SET TASK >>
Print the lines of the data, starting with the first, up to and including the line where "in zip(categories, legend_pct)]" appears.

• • • • • • •

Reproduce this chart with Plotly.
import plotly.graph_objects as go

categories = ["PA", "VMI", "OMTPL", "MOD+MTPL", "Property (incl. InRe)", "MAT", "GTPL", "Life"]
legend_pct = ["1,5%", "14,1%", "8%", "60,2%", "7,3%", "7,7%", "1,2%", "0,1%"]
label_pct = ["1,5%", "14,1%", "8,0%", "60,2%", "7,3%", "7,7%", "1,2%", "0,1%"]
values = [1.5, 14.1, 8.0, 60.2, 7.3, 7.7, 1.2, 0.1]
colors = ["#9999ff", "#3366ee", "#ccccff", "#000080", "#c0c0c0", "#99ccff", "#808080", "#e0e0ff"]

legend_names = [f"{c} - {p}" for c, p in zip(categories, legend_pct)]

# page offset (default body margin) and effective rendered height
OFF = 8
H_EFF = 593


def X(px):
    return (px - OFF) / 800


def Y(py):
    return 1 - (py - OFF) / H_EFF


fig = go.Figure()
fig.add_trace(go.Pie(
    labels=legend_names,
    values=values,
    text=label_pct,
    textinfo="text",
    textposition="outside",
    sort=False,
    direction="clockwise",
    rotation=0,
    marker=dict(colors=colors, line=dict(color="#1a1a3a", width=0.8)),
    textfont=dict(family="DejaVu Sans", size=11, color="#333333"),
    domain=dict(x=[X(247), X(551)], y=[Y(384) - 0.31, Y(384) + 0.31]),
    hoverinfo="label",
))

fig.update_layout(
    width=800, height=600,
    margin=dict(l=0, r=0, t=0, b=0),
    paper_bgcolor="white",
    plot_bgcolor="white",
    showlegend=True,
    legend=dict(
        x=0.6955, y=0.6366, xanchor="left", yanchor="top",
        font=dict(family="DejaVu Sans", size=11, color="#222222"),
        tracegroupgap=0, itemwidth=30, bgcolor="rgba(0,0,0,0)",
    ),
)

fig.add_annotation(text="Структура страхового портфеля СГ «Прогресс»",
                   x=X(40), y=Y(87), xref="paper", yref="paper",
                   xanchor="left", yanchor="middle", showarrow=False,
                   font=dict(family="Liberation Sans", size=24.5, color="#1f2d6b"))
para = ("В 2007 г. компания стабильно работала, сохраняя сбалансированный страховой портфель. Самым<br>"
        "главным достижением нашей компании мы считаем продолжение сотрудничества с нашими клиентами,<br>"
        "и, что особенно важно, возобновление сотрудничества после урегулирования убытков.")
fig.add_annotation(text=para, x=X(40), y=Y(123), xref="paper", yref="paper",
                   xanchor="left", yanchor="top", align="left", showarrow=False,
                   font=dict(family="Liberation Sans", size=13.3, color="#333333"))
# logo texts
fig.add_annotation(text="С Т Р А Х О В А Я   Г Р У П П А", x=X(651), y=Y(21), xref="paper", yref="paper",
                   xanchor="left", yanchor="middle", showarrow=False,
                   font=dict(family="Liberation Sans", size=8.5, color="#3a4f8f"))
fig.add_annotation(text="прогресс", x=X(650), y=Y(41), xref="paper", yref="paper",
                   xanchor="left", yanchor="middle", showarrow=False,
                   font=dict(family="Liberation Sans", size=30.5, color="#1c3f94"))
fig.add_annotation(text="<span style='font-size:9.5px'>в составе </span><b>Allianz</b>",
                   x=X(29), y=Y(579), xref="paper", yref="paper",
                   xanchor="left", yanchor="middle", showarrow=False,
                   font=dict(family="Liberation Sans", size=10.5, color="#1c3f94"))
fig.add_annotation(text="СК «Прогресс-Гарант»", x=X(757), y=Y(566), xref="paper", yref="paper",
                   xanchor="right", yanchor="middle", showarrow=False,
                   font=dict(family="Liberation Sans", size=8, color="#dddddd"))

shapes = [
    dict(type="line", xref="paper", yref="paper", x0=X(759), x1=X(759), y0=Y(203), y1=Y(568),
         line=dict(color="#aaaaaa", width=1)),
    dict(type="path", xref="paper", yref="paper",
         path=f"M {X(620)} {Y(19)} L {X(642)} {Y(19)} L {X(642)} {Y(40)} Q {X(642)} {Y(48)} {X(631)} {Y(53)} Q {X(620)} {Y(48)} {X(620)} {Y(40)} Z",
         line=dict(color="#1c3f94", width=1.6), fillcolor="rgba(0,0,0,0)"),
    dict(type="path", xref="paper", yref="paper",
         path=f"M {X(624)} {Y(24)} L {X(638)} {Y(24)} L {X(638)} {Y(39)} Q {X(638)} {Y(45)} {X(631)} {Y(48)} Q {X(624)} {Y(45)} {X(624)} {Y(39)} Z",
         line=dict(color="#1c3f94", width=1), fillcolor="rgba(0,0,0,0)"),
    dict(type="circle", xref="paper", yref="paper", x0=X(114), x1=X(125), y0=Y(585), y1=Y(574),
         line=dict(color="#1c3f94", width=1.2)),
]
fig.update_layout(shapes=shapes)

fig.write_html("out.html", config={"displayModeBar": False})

• • • • • • •

WRITTEN ANSWER >>
Reproduce this chart with Plotly.
import plotly.graph_objects as go

categories = ["PA", "VMI", "OMTPL", "MOD+MTPL", "Property (incl. InRe)", "MAT", "GTPL", "Life"]
legend_pct = ["1,5%", "14,1%", "8%", "60,2%", "7,3%", "7,7%", "1,2%", "0,1%"]
label_pct = ["1,5%", "14,1%", "8,0%", "60,2%", "7,3%", "7,7%", "1,2%", "0,1%"]
values = [1.5, 14.1, 8.0, 60.2, 7.3, 7.7, 1.2, 0.1]
colors = ["#9999ff", "#3366ee", "#ccccff", "#000080", "#c0c0c0", "#99ccff", "#808080", "#e0e0ff"]

legend_names = [f"{c} - {p}" for c, p in zip(categories, legend_pct)]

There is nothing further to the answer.